* Begin *
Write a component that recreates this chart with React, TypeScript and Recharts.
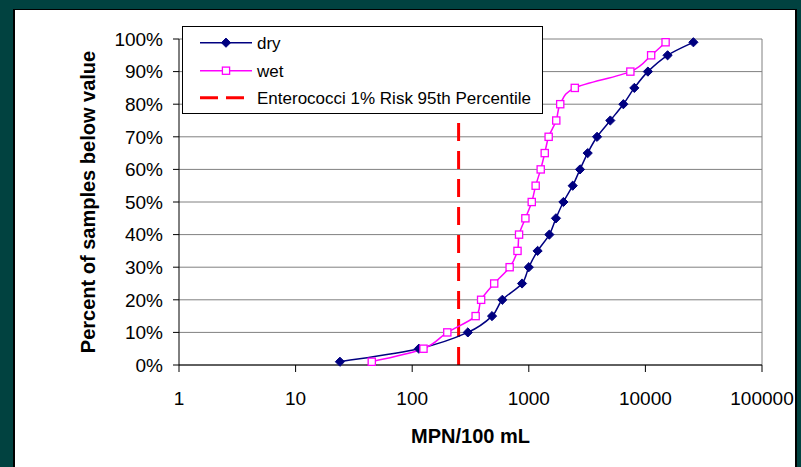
import React from 'react';
import {
  ComposedChart,
  Line,
  XAxis,
  YAxis,
  CartesianGrid,
  ReferenceLine,
  Legend,
} from 'recharts';

// Cumulative percentiles at which each sample set is plotted
const percentiles = [1, 5, 10, 15, 20, 25, 30, 35, 40, 45, 50, 55, 60, 65, 70, 75, 80, 85, 90, 95, 99];

// Enterococci concentrations (MPN/100 mL) at each percentile
const dryMpn = [24, 114, 300, 484, 593, 875, 1000, 1190, 1500, 1710, 1980, 2380, 2750, 3200, 3850, 5000, 6470, 8040, 10500, 15500, 25800];
const wetMpn = [45, 125, 200, 350, 390, 505, 685, 800, 825, 935, 1060, 1145, 1265, 1370, 1480, 1720, 1860, 2480, 7430, 11200, 14900];

// 1% risk, 95th percentile threshold
const riskThreshold = 250;

const xTicks = [1, 10, 100, 1000, 10000, 100000];
const yTicks = [0, 10, 20, 30, 40, 50, 60, 70, 80, 90, 100];

const seriesNames = { dry: 'dry', wet: 'wet', risk: 'Enterococci 1% Risk 95th Percentile' };

const dryData = percentiles.map((p, i) => ({ mpn: dryMpn[i], pct: p }));
const wetData = percentiles.map((p, i) => ({ mpn: wetMpn[i], pct: p }));

const NAVY = '#000080';
const MAGENTA = '#FF00FF';
const RED = '#FF0000';
const GRID = '#808080';
const FONT = '"Liberation Sans", Arial, sans-serif';

// Smoothed line through every point (uniform Catmull-Rom as cubic Béziers)
const smoothCurve = (context: any) => {
  let pts: number[][] = [];
  return {
    areaStart() {},
    areaEnd() {},
    lineStart() {
      pts = [];
    },
    point(x: number, y: number) {
      pts.push([+x, +y]);
    },
    lineEnd() {
      if (!pts.length) return;
      context.moveTo(pts[0][0], pts[0][1]);
      for (let i = 0; i < pts.length - 1; i++) {
        const p0 = pts[i - 1] || pts[i];
        const p1 = pts[i];
        const p2 = pts[i + 1];
        const p3 = pts[i + 2] || p2;
        context.bezierCurveTo(
          p1[0] + (p2[0] - p0[0]) / 6,
          p1[1] + (p2[1] - p0[1]) / 6,
          p2[0] - (p3[0] - p1[0]) / 6,
          p2[1] - (p3[1] - p1[1]) / 6,
          p2[0],
          p2[1],
        );
      }
    },
  };
};

const Diamond = (props: any) => {
  const { cx, cy } = props;
  if (cx == null || cy == null) return null;
  const r = 4.6;
  return (
    <polygon
      key={`d-${cx}-${cy}`}
      points={`${cx},${cy - r} ${cx + r},${cy} ${cx},${cy + r} ${cx - r},${cy}`}
      fill={NAVY}
      stroke={NAVY}
      strokeWidth={1}
    />
  );
};

const OpenSquare = (props: any) => {
  const { cx, cy } = props;
  if (cx == null || cy == null) return null;
  const h = 3.6;
  return (
    <rect
      key={`s-${cx}-${cy}`}
      x={cx - h}
      y={cy - h}
      width={h * 2}
      height={h * 2}
      fill="#fff"
      stroke={MAGENTA}
      strokeWidth={1.3}
    />
  );
};

const LegendBox = () => {
  const rows = [16.7, 44.7, 71.7];
  return (
    <svg width={361} height={88} style={{ display: 'block' }}>
      <rect x={0.5} y={0.5} width={360} height={87} fill="#fff" stroke="#000" strokeWidth={1} />
      <line x1={18} x2={70} y1={rows[0]} y2={rows[0]} stroke={NAVY} strokeWidth={1.5} />
      <Diamond cx={44} cy={rows[0]} />
      <text x={75} y={rows[0] + 6} fontFamily={FONT} fontSize={17} fill="#000">{seriesNames.dry}</text>
      <line x1={18} x2={70} y1={rows[1]} y2={rows[1]} stroke={MAGENTA} strokeWidth={1.5} />
      <OpenSquare cx={44} cy={rows[1]} />
      <text x={75} y={rows[1] + 6} fontFamily={FONT} fontSize={17} fill="#000">{seriesNames.wet}</text>
      <line x1={18} x2={70} y1={rows[2]} y2={rows[2]} stroke={RED} strokeWidth={3} strokeDasharray="18 8" />
      <text x={75} y={rows[2] + 6} fontFamily={FONT} fontSize={17} fill="#000">{seriesNames.risk}</text>
    </svg>
  );
};

export default function App() {
  return (
    <div style={{ position: 'absolute', left: 0, top: 0, width: 801, height: 467, background: '#014240', overflow: 'hidden' }}>
      <div
        style={{
          position: 'absolute',
          left: 13,
          top: 9,
          width: 784,
          height: 470,
          background: '#fff',
          borderLeft: '2px solid #000',
          borderTop: '1px solid #000',
          borderRight: '2px solid #000',
          boxSizing: 'border-box',
        }}
      />
      <div style={{ position: 'absolute', left: 0, top: 0 }}>
        <ComposedChart
          width={801}
          height={467}
          margin={{ top: 39, right: 39, bottom: 7, left: 0 }}
          style={{ fontFamily: FONT }}
        >
          <CartesianGrid vertical={false} stroke={GRID} strokeWidth={1} />
          <XAxis
            dataKey="mpn"
            type="number"
            scale="log"
            domain={[1, 100000]}
            ticks={xTicks}
            allowDataOverflow
            height={95}
            stroke="#000"
            tickSize={7}
            tickMargin={20}
            tick={{ fill: '#000', fontSize: 19, fontFamily: FONT }}
            tickFormatter={(v: number) => String(v)}
            label={{
              value: 'MPN/100 mL',
              position: 'insideBottom',
              offset: 17,
              fill: '#000',
              fontSize: 20,
              fontWeight: 'bold',
              fontFamily: FONT,
            }}
          />
          <YAxis
            dataKey="pct"
            type="number"
            domain={[0, 100]}
            ticks={yTicks}
            width={179}
            stroke="#000"
            tickSize={6}
            tickMargin={10}
            tick={{ fill: '#000', fontSize: 19, fontFamily: FONT }}
            tickFormatter={(v: number) => `${v}%`}
            label={{
              value: 'Percent of samples below value',
              angle: -90,
              position: 'center',
              dx: -2,
              fill: '#000',
              fontSize: 20,
              fontWeight: 'bold',
              fontFamily: FONT,
            }}
          />
          <ReferenceLine x={100000} stroke={GRID} strokeWidth={1} />
          <ReferenceLine x={riskThreshold} stroke={RED} strokeWidth={3} strokeDasharray="18 10" />
          <Line
            data={dryData}
            dataKey="pct"
            name={seriesNames.dry}
            type={smoothCurve as any}
            stroke={NAVY}
            strokeWidth={1.5}
            dot={<Diamond />}
            activeDot={false}
            isAnimationActive={false}
          />
          <Line
            data={wetData}
            dataKey="pct"
            name={seriesNames.wet}
            type={smoothCurve as any}
            stroke={MAGENTA}
            strokeWidth={1.5}
            dot={<OpenSquare />}
            activeDot={false}
            isAnimationActive={false}
          />
          <Legend
            content={<LegendBox />}
            layout="horizontal"
            verticalAlign="middle"
            align="center"
            wrapperStyle={{ left: 182, top: 26, width: 361, height: 88 }}
          />
        </ComposedChart>
      </div>
    </div>
  );
}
* End *
* **WHAT IS EXPECTED**
Transcribe the material as is, with images omitted.

* **RESPONSE**
Write a component that recreates this chart with React, TypeScript and Recharts.
import React from 'react';
import {
  ComposedChart,
  Line,
  XAxis,
  YAxis,
  CartesianGrid,
  ReferenceLine,
  Legend,
} from 'recharts';

// Cumulative percentiles at which each sample set is plotted
const percentiles = [1, 5, 10, 15, 20, 25, 30, 35, 40, 45, 50, 55, 60, 65, 70, 75, 80, 85, 90, 95, 99];

// Enterococci concentrations (MPN/100 mL) at each percentile
const dryMpn = [24, 114, 300, 484, 593, 875, 1000, 1190, 1500, 1710, 1980, 2380, 2750, 3200, 3850, 5000, 6470, 8040, 10500, 15500, 25800];
const wetMpn = [45, 125, 200, 350, 390, 505, 685, 800, 825, 935, 1060, 1145, 1265, 1370, 1480, 1720, 1860, 2480, 7430, 11200, 14900];

// 1% risk, 95th percentile threshold
const riskThreshold = 250;

const xTicks = [1, 10, 100, 1000, 10000, 100000];
const yTicks = [0, 10, 20, 30, 40, 50, 60, 70, 80, 90, 100];

const seriesNames = { dry: 'dry', wet: 'wet', risk: 'Enterococci 1% Risk 95th Percentile' };

const dryData = percentiles.map((p, i) => ({ mpn: dryMpn[i], pct: p }));
const wetData = percentiles.map((p, i) => ({ mpn: wetMpn[i], pct: p }));

const NAVY = '#000080';
const MAGENTA = '#FF00FF';
const RED = '#FF0000';
const GRID = '#808080';
const FONT = '"Liberation Sans", Arial, sans-serif';

// Smoothed line through every point (uniform Catmull-Rom as cubic Béziers)
const smoothCurve = (context: any) => {
  let pts: number[][] = [];
  return {
    areaStart() {},
    areaEnd() {},
    lineStart() {
      pts = [];
    },
    point(x: number, y: number) {
      pts.push([+x, +y]);
    },
    lineEnd() {
      if (!pts.length) return;
      context.moveTo(pts[0][0], pts[0][1]);
      for (let i = 0; i < pts.length - 1; i++) {
        const p0 = pts[i - 1] || pts[i];
        const p1 = pts[i];
        const p2 = pts[i + 1];
        const p3 = pts[i + 2] || p2;
        context.bezierCurveTo(
          p1[0] + (p2[0] - p0[0]) / 6,
          p1[1] + (p2[1] - p0[1]) / 6,
          p2[0] - (p3[0] - p1[0]) / 6,
          p2[1] - (p3[1] - p1[1]) / 6,
          p2[0],
          p2[1],
        );
      }
    },
  };
};

const Diamond = (props: any) => {
  const { cx, cy } = props;
  if (cx == null || cy == null) return null;
  const r = 4.6;
  return (
    <polygon
      key={`d-${cx}-${cy}`}
      points={`${cx},${cy - r} ${cx + r},${cy} ${cx},${cy + r} ${cx - r},${cy}`}
      fill={NAVY}
      stroke={NAVY}
      strokeWidth={1}
    />
  );
};

const OpenSquare = (props: any) => {
  const { cx, cy } = props;
  if (cx == null || cy == null) return null;
  const h = 3.6;
  return (
    <rect
      key={`s-${cx}-${cy}`}
      x={cx - h}
      y={cy - h}
      width={h * 2}
      height={h * 2}
      fill="#fff"
      stroke={MAGENTA}
      strokeWidth={1.3}
    />
  );
};

const LegendBox = () => {
  const rows = [16.7, 44.7, 71.7];
  return (
    <svg width={361} height={88} style={{ display: 'block' }}>
      <rect x={0.5} y={0.5} width={360} height={87} fill="#fff" stroke="#000" strokeWidth={1} />
      <line x1={18} x2={70} y1={rows[0]} y2={rows[0]} stroke={NAVY} strokeWidth={1.5} />
      <Diamond cx={44} cy={rows[0]} />
      <text x={75} y={rows[0] + 6} fontFamily={FONT} fontSize={17} fill="#000">{seriesNames.dry}</text>
      <line x1={18} x2={70} y1={rows[1]} y2={rows[1]} stroke={MAGENTA} strokeWidth={1.5} />
      <OpenSquare cx={44} cy={rows[1]} />
      <text x={75} y={rows[1] + 6} fontFamily={FONT} fontSize={17} fill="#000">{seriesNames.wet}</text>
      <line x1={18} x2={70} y1={rows[2]} y2={rows[2]} stroke={RED} strokeWidth={3} strokeDasharray="18 8" />
      <text x={75} y={rows[2] + 6} fontFamily={FONT} fontSize={17} fill="#000">{seriesNames.risk}</text>
    </svg>
  );
};

export default function App() {
  return (
    <div style={{ position: 'absolute', left: 0, top: 0, width: 801, height: 467, background: '#014240', overflow: 'hidden' }}>
      <div
        style={{
          position: 'absolute',
          left: 13,
          top: 9,
          width: 784,
          height: 470,
          background: '#fff',
          borderLeft: '2px solid #000',
          borderTop: '1px solid #000',
          borderRight: '2px solid #000',
          boxSizing: 'border-box',
        }}
      />
      <div style={{ position: 'absolute', left: 0, top: 0 }}>
        <ComposedChart
          width={801}
          height={467}
          margin={{ top: 39, right: 39, bottom: 7, left: 0 }}
          style={{ fontFamily: FONT }}
        >
          <CartesianGrid vertical={false} stroke={GRID} strokeWidth={1} />
          <XAxis
            dataKey="mpn"
            type="number"
            scale="log"
            domain={[1, 100000]}
            ticks={xTicks}
            allowDataOverflow
            height={95}
            stroke="#000"
            tickSize={7}
            tickMargin={20}
            tick={{ fill: '#000', fontSize: 19, fontFamily: FONT }}
            tickFormatter={(v: number) => String(v)}
            label={{
              value: 'MPN/100 mL',
              position: 'insideBottom',
              offset: 17,
              fill: '#000',
              fontSize: 20,
              fontWeight: 'bold',
              fontFamily: FONT,
            }}
          />
          <YAxis
            dataKey="pct"
            type="number"
            domain={[0, 100]}
            ticks={yTicks}
            width={179}
            stroke="#000"
            tickSize={6}
            tickMargin={10}
            tick={{ fill: '#000', fontSize: 19, fontFamily: FONT }}
            tickFormatter={(v: number) => `${v}%`}
            label={{
              value: 'Percent of samples below value',
              angle: -90,
              position: 'center',
              dx: -2,
              fill: '#000',
              fontSize: 20,
              fontWeight: 'bold',
              fontFamily: FONT,
            }}
          />
          <ReferenceLine x={100000} stroke={GRID} strokeWidth={1} />
          <ReferenceLine x={riskThreshold} stroke={RED} strokeWidth={3} strokeDasharray="18 10" />
          <Line
            data={dryData}
            dataKey="pct"
            name={seriesNames.dry}
            type={smoothCurve as any}
            stroke={NAVY}
            strokeWidth={1.5}
            dot={<Diamond />}
            activeDot={false}
            isAnimationActive={false}
          />
          <Line
            data={wetData}
            dataKey="pct"
            name={seriesNames.wet}
            type={smoothCurve as any}
            stroke={MAGENTA}
            strokeWidth={1.5}
            dot={<OpenSquare />}
            activeDot={false}
            isAnimationActive={false}
          />
          <Legend
            content={<LegendBox />}
            layout="horizontal"
            verticalAlign="middle"
            align="center"
            wrapperStyle={{ left: 182, top: 26, width: 361, height: 88 }}
          />
        </ComposedChart>
      </div>
    </div>
  );
}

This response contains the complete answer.